The structure of the CPI report is also important for interpreting market responses. It typically starts with headline CPI (both M/M and Y/Y), then details the biggest category movers—this month, energy fell sharply (-2.4% M/M) due to a 6.3% drop in gasoline, while food rose 0.4%. The core inflation section followed, highlighting modest gains in shelter (+0.3%) and owners’ equivalent rent (+0.4%), but declines in used cars, airfares, and insurance helped offset those pressures. Finally, the report wrapped with notable insights, including that the 12-month rise in core CPI was the slowest since March 2021.

For those looking to dig deeper, Table A in the CPI release breaks down granular price changes across more than 200 categories. Traders often use this detail to spot trends in sector-specific inflation, whether it's apparel, housing, or healthcare—data that can guide positioning in consumer discretionary, real estate, and healthcare equities.

In conclusion, March’s CPI report arrived as a much-needed source of stability in a market still digesting a chaotic trade policy environment.
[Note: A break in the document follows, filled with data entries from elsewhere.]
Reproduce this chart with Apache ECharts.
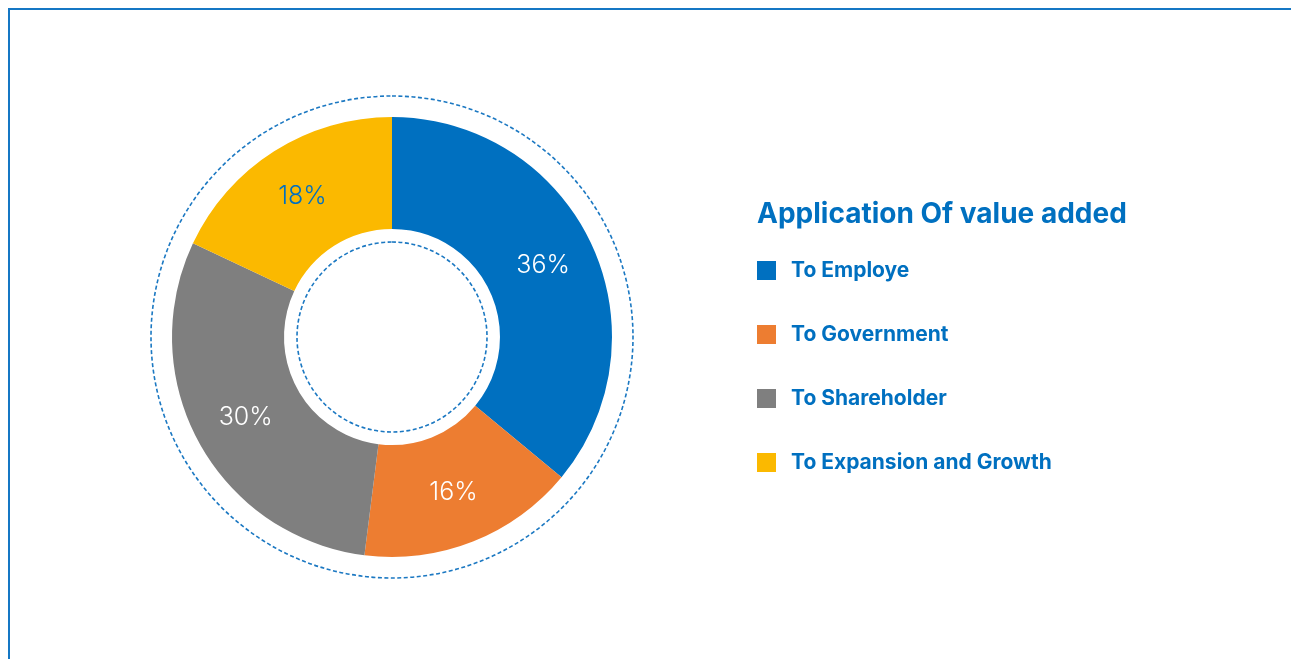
<!DOCTYPE html>
<html>
<head>
<meta charset="utf-8">
<script src="https://cdn.jsdelivr.net/npm/echarts@6/dist/echarts.min.js"></script>
<style>
  html, body { margin: 0; padding: 0; background: #ffffff; }
  #chart { width: 1291px; height: 659px; }
</style>
</head>
<body>
<div id="chart"></div>
<script>
// Application of value added, share of each destination (%)
const categories = ['To Employe', 'To Government', 'To Shareholder', 'To Expansion and Growth'];
const shares = [36, 16, 30, 18];
const sliceColors = ['#0070c0', '#ed7d31', '#7f7f7f', '#fbb900'];
const labelColors = ['#ffffff', '#ffffff', '#ffffff', '#0070c0'];
const titleText = 'Application Of value added';

const blue = '#0070c0';
const center = [392, 337];

const chart = echarts.init(document.getElementById('chart'), null, { renderer: 'canvas' });

const ringData = categories.map((name, i) => ({
  name,
  value: shares[i],
  itemStyle: { color: sliceColors[i] },
  label: { color: labelColors[i] }
}));

// a plain dashed circle, drawn as a one-slice pie with a transparent fill
function dashedCircle(radius) {
  return {
    type: 'pie',
    center,
    radius: [0, radius],
    silent: true,
    z: 1,
    label: { show: false },
    labelLine: { show: false },
    emphasis: { disabled: true },
    data: [{ value: 1, name: '', itemStyle: { color: 'rgba(0,0,0,0)', borderColor: '#1b78c2', borderWidth: 1.6, borderType: [4, 2.5] } }],
    tooltip: { show: false }
  };
}

chart.setOption({
  animation: false,
  title: {
    text: titleText,
    left: 752,
    top: 196,
    padding: 5,
    textStyle: { color: blue, fontFamily: 'Inter', fontWeight: 'bold', fontSize: 28 }
  },
  legend: {
    orient: 'vertical',
    left: 752,
    top: 255,
    icon: 'rect',
    itemWidth: 19,
    itemHeight: 19,
    itemGap: 43,
    data: categories,
    textStyle: { color: blue, fontFamily: 'Inter', fontWeight: 'bold', fontSize: 21, lineHeight: 19, padding: [0, 0, 0, 10] },
    selectedMode: false
  },
  graphic: [{
    type: 'polyline',
    shape: { points: [[9, 659], [9, 9], [1291, 9]] },
    style: { stroke: '#1577c4', lineWidth: 2, fill: null },
    silent: true
  }],
  series: [
    dashedCircle(241),
    dashedCircle(95),
    {
      type: 'pie',
      center,
      radius: [108, 220],
      startAngle: 90,
      clockwise: true,
      z: 2,
      label: {
        show: true,
        position: 'inside',
        formatter: '{c}%',
        fontFamily: 'Inter',
        fontWeight: 300,
        fontSize: 25
      },
      labelLine: { show: false },
      itemStyle: { borderWidth: 0 },
      emphasis: { disabled: true },
      data: ringData
    }
  ]
});
</script>
</body>
</html>
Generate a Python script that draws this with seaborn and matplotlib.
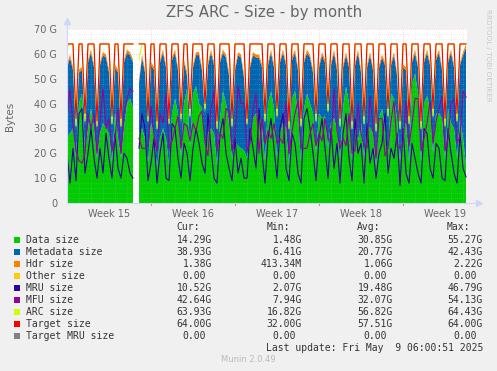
import numpy as np
import pandas as pd
import matplotlib
matplotlib.use('Agg')
import matplotlib.pyplot as plt
import seaborn as sns
from matplotlib.patches import Rectangle

nan = np.nan

# one sample every 6 hours, starting Monday of week 15 (values in GB)
days = np.arange(134) * 0.25

target_size = [
    64, 64, 64, 34,  64, 64, 36, 64,  64, 64, 33, 64,  64, 64, 64, 35,
    64, 64, 34, 64,  64, 64, 64, nan, 64, 64, 64, 35,  64, 64, 33, 64,
    64, 64, 34, 64,  64, 64, 36, 64,  64, 38, 64, 64,  64, 64, 40, 64,
    64, 64, 33, 64,  64, 64, 64, 34,  64, 64, 64, 64,  34, 64, 64, 64,
    64, 64, 36, 64,  64, 64, 38, 64,  64, 64, 33, 64,  64, 64, 34, 64,
    64, 64, 64, 36,  64, 64, 64, 40,  64, 64, 64, 34,  64, 64, 64, 33,
    64, 64, 64, 35,  64, 64, 64, 32,  64, 64, 64, 38,  64, 64, 64, 33,
    64, 64, 35, 64,  64, 64, 33, 64,  64, 64, 38, 64,  64, 64, 34, 64,
    64, 64, 36, 64,  64, 64,
]

arc_size = [
    62.5, 63.9, 63.9, 31,  63.8, 63.9, 33, 63.6,  63.9, 63.8, 31, 63.7,  63.9, 63.9, 63.8, 32,
    63.9, 63.7, 31, 63.9,  63.9, 63.9, 63.8, nan,  58, 63.9, 63.9, 33,  63.9, 63.8, 30, 63.9,
    63.9, 63.9, 32, 63.8,  64.1, 63.9, 34, 63.9,  63.9, 35, 63.9, 63.9,  63.8, 63.9, 38, 63.9,
    63.9, 63.9, 30, 63.9,  64.2, 63.9, 63.9, 31,  63.9, 63.8, 63.9, 63.9,  32, 63.9, 63.9, 63.9,
    63.9, 63.9, 33, 63.9,  63.9, 63.8, 35, 63.9,  63.9, 63.9, 30, 63.9,  63.9, 63.9, 31, 63.9,
    63.9, 63.9, 63.9, 33,  63.9, 63.9, 63.9, 37,  63.9, 64.1, 63.9, 31,  63.9, 63.9, 63.9, 30,
    63.9, 63.9, 63.9, 32,  63.9, 63.9, 63.9, 29,  63.9, 63.9, 63.9, 35,  63.9, 63.9, 63.9, 30,
    63.9, 63.9, 32, 63.9,  63.9, 63.9, 30, 63.9,  63.9, 63.9, 35, 63.9,  63.9, 63.9, 31, 63.9,
    63.9, 63.9, 33, 63.9,  63.9, 63.9,
]

data_size = [
    26, 28, 30, 18,  40, 44, 20, 30,  38, 30, 18, 28,  32, 30, 28, 16,
    36, 26, 18, 30,  40, 42, 38, nan, 28, 30, 26, 16,  32, 28, 14, 26,
    30, 26, 15, 36,  42, 36, 18, 40,  46, 22, 44, 47,  40, 38, 22, 28,
    30, 28, 15, 34,  45, 40, 32, 18,  24, 23, 22, 21,  18, 26, 34, 36,
    36, 30, 17, 40,  45, 38, 18, 28,  32, 30, 15, 42,  45, 36, 16, 38,
    44, 40, 36, 20,  36, 34, 35, 22,  32, 34, 30, 18,  38, 47, 40, 17,
    30, 25, 32, 18,  32, 30, 28, 15,  34, 38, 30, 20,  44, 42, 34, 17,
    30, 32, 16, 48,  52, 44, 16, 40,  43, 38, 20, 36,  36, 34, 17, 38,
    32, 30, 18, 34,  26, 15,
]

metadata_size = [
    28.5, 30.5, 23.5, 12,  12.5, 9.5, 12, 26.5,  22.5, 24.5, 12, 27.5,  27.5, 28.5, 24.5, 15,
    18.5, 26.5, 12, 26.5,  20.5, 17.5, 18.5, nan,  20.5, 28.5, 26.5, 16,  23.5, 25.5, 15, 30.5,
    30.5, 28.5, 16, 21.5,  18.5, 17.5, 14, 16.5,  5.5, 12, 10.5, 12.5,  19.5, 15.5, 14, 27.5,
    30.5, 27.5, 14, 22.5,  15.5, 18.5, 19.5, 12,  29.5, 36.5, 36.5, 29.5,  13, 28.5, 25.5, 22.5,
    22.5, 24.5, 15, 15.5,  15.5, 16.5, 16, 28.5,  28.5, 25.5, 14, 15.5,  15.5, 17.5, 14, 18.5,
    16.5, 18.5, 16.5, 12,  18.5, 25.5, 21.5, 14,  23.5, 26.5, 23.5, 12,  16.5, 12.5, 14.5, 12,
    25.5, 35.5, 20.5, 13,  22.5, 29.5, 25.5, 13,  20.5, 20.5, 25.5, 14,  11.5, 17.5, 17.5, 12,
    24.5, 21.5, 15, 8.5,  8.5, 10.5, 13, 16.5,  17.5, 17.5, 14, 21.5,  24.5, 19.5, 13, 18.5,
    28.5, 24.5, 14, 21.5,  33.5, 47.5,
]

hdr_size = [
    1.2, 1.2, 1.2, 0.7,  1.2, 1.2, 0.7, 1.2,  1.2, 1.2, 0.7, 1.2,  1.2, 1.2, 1.2, 0.7,
    1.2, 1.2, 0.7, 1.2,  1.2, 1.2, 1.2, nan,  1.0, 1.2, 1.2, 0.7,  1.2, 1.2, 0.7, 1.2,
    1.2, 1.2, 0.7, 1.2,  1.2, 1.2, 0.7, 1.2,  1.2, 0.7, 1.2, 1.2,  1.2, 1.2, 0.7, 1.2,
    1.2, 1.2, 0.7, 1.2,  1.2, 1.2, 1.2, 0.7,  1.2, 1.2, 1.2, 1.2,  0.7, 1.2, 1.2, 1.2,
    1.2, 1.2, 0.7, 1.2,  1.2, 1.2, 0.7, 1.2,  1.2, 1.2, 0.7, 1.2,  1.2, 1.2, 0.7, 1.2,
    1.2, 1.2, 1.2, 0.7,  1.2, 1.2, 1.2, 0.7,  1.2, 1.2, 1.2, 0.7,  1.2, 1.2, 1.2, 0.7,
    1.2, 1.2, 1.2, 0.7,  1.2, 1.2, 1.2, 0.7,  1.2, 1.2, 1.2, 0.7,  1.2, 1.2, 1.2, 0.7,
    1.2, 1.2, 0.7, 1.2,  1.2, 1.2, 0.7, 1.2,  1.2, 1.2, 0.7, 1.2,  1.2, 1.2, 0.7, 1.2,
    1.2, 1.2, 0.7, 1.2,  1.2, 1.4,
]

mru_size = [
    20, 8, 22, 9,  36, 38, 12, 20,  30, 18, 10, 22,  12, 28, 18, 10,
    28, 14, 10, 20,  18, 12, 10, nan,  22, 36, 30, 9,  16, 26, 8, 20,
    28, 10, 9, 32,  30, 18, 10, 24,  20, 9, 22, 30,  24, 16, 12, 36,
    22, 10, 8, 28,  34, 20, 14, 9,  26, 12, 18, 10,  10, 30, 22, 14,
    38, 20, 8, 26,  34, 22, 10, 30,  36, 14, 9, 28,  24, 12, 8, 34,
    38, 30, 20, 9,  26, 34, 22, 10,  30, 14, 24, 8,  28, 36, 18, 9,
    34, 20, 24, 8,  32, 16, 22, 10,  20, 24, 36, 12,  22, 18, 28, 7,
    30, 12, 8, 24,  18, 12, 8, 30,  28, 14, 10, 24,  22, 10, 9, 30,
    20, 12, 8, 28,  14, 10.5,
]

mfu_size = [
    34, 46, 31, 21,  17, 16, 20, 36,  30, 36, 20, 33,  46, 30, 34, 21,
    26, 38, 20, 36,  42, 46, 45, nan,  26, 22, 22, 23,  39, 27, 21, 36,
    32, 44, 22, 25,  30, 35, 22, 32,  31, 25, 32, 29,  35, 37, 24, 19,
    38, 45, 21, 28,  26, 38, 37, 21,  27, 47, 40, 40,  21, 24, 37, 44,
    20, 34, 24, 29,  26, 32, 24, 26,  24, 41, 20, 29,  36, 41, 22, 22,
    22, 28, 32, 23,  28, 25, 34, 26,  25, 46, 29, 22,  26, 23, 36, 20,
    21, 40, 28, 23,  22, 43, 31, 18,  34, 34, 19, 22,  33, 41, 23, 22,
    24, 41, 23, 32,  42, 42, 21, 26,  32, 41, 24, 33,  38, 43, 21, 26,
    40, 42, 24, 27,  45, 42.6,
]

legend_names = ['Data size', 'Metadata size', 'Hdr size', 'Other size', 'MRU size',
                'MFU size', 'ARC size', 'Target size', 'Target MRU size']
legend_colors = ['#00CC00', '#0066B3', '#FF8000', '#FFCC00', '#330099',
                 '#990099', '#CCFF00', '#FF0000', '#808080']
cur_vals = ['14.29G', '38.93G', '1.38G', '0.00 ', '10.52G', '42.64G', '63.93G', '64.00G', '0.00 ']
min_vals = ['1.48G', '6.41G', '413.34M', '0.00 ', '2.07G', '7.94G', '16.82G', '32.00G', '0.00 ']
avg_vals = ['30.85G', '20.77G', '1.06G', '0.00 ', '19.48G', '32.07G', '56.82G', '57.51G', '0.00 ']
max_vals = ['55.27G', '42.43G', '2.22G', '0.00 ', '46.79G', '54.13G', '64.43G', '64.00G', '0.00 ']

week_pos = [3.5, 10.5, 17.5, 24.5, 31.5]
week_labels = ['Week 15', 'Week 16', 'Week 17', 'Week 18', 'Week 19']
y_ticks = [0, 10, 20, 30, 40, 50, 60, 70]
y_labels = ['0', '10 G', '20 G', '30 G', '40 G', '50 G', '60 G', '70 G']

W, H = 497, 371
FONT_C = '#666666'
AXIS_C = '#CFD6F8'

df = pd.DataFrame({'day': days, 'data': data_size, 'meta': metadata_size, 'hdr': hdr_size,
                   'mru': mru_size, 'mfu': mfu_size, 'arc': arc_size, 'target': target_size})
df['seg'] = (df['day'] > 5.6).astype(int)

fig = plt.figure(figsize=(W / 100, H / 100), dpi=100, facecolor='#F0F0F0')
ax = fig.add_axes([67 / W, 1 - 203 / H, 400 / W, 174 / H])
ax.set_facecolor('white')

ax.stackplot(df['day'], df['data'], df['meta'], df['hdr'],
             colors=legend_colors[:3], linewidth=0, zorder=1)

# rrdtool style dotted grid, drawn over the areas
for g in range(2, 71, 2):
    major = g % 10 == 0
    ax.axhline(g, color='#FF7070' if major else '#C0C0C0', alpha=0.55 if major else 0.45,
               ls=(0, (1, 2)), lw=0.5, zorder=1.5)
for d in range(1, 34):
    major = d % 7 == 0
    ax.axvline(d, color='#FF7070' if major else '#C0C0C0', alpha=0.55 if major else 0.45,
               ls=(0, (1, 2)), lw=0.5, zorder=1.5)

for col, c in [('mru', '#330099'), ('mfu', '#990099'), ('arc', '#CCFF00'), ('target', '#FF0000')]:
    sns.lineplot(data=df, x='day', y=col, units='seg', estimator=None, sort=False,
                 color=c, linewidth=0.8, ax=ax, legend=False, zorder=2)

ax.set_xlim(0, 33.33)
ax.set_ylim(0, 70)
for s in ax.spines.values():
    s.set_visible(False)
ax.plot([0, 0], [0, 72.5], color=AXIS_C, lw=0.8, clip_on=False, zorder=3)
ax.plot([0, 34.0], [0, 0], color=AXIS_C, lw=0.8, clip_on=False, zorder=3)
ax.plot([0], [73.2], marker='^', color=AXIS_C, markersize=4, clip_on=False)
ax.plot([34.3], [0], marker='>', color=AXIS_C, markersize=4, clip_on=False)
for d in [7, 14, 21, 28]:
    ax.plot([d, d], [0, -0.9], color='#F08080', lw=0.8, clip_on=False)

ax.set_xticks(week_pos, week_labels)
ax.set_yticks(y_ticks, y_labels)
ax.tick_params(length=0, labelsize=7, labelcolor=FONT_C)
ax.tick_params(axis='x', pad=4)
ax.tick_params(axis='y', pad=7)
ax.set_xlabel('')
ax.set_ylabel('')

def ftext(x, y, s, **kw):
    fig.text(x / W, 1 - y / H, s, **kw)

ftext(264.5, 13, 'ZFS ARC - Size - by month', ha='center', va='center', fontsize=10.8, color=FONT_C)
ftext(10, 116, 'Bytes', ha='center', va='center', rotation=90, fontsize=7.5, color=FONT_C)
ftext(488, 55, 'RRDTOOL / TOBI OETIKER', ha='center', va='center', rotation=270,
      fontsize=5.2, color='#C8C8C8')

mono = dict(family='DejaVu Sans Mono', fontsize=7, color='#333333', va='center')
for x, s in zip([176, 267, 357, 447], ['Cur:', 'Min:', 'Avg:', 'Max:']):
    ftext(x, 227.3, s, ha='left', **mono)

cw = 5.85
for i, name in enumerate(legend_names):
    y = 239.7 + 12 * i
    fig.add_artist(Rectangle((14 / W, 1 - (y + 3) / H), 6 / W, 6 / H,
                             transform=fig.transFigure, facecolor=legend_colors[i],
                             edgecolor='none'))
    ftext(26, y, name, ha='left', **mono)
    for right, vals in zip([212, 302, 393, 483], [cur_vals, min_vals, avg_vals, max_vals]):
        v = vals[i]
        shift = (len(v) - len(v.rstrip())) * cw
        ftext(right - shift, y, v.rstrip(), ha='right', **mono)

ftext(483, 347.7, 'Last update: Fri May  9 06:00:51 2025', ha='right', **mono)
ftext(248.7, 359.7, 'Munin 2.0.49', ha='center', va='center', fontsize=6, color='#BBBBBB')

fig.savefig('out.png', dpi=100, facecolor=fig.get_facecolor())
plt.close(fig)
While not enough to lock in Fed rate cuts just yet, the soft print lowers the odds of further tightening and helps validate market expectations for easing later this year. With options markets primed for volatility, today’s cooler inflation read may offer a temporary reprieve—but traders should remain alert. CPI reports remain the single most powerful market catalyst month after month, and with inflation still above the Fed’s 2% target, each release continues to carry significant risk.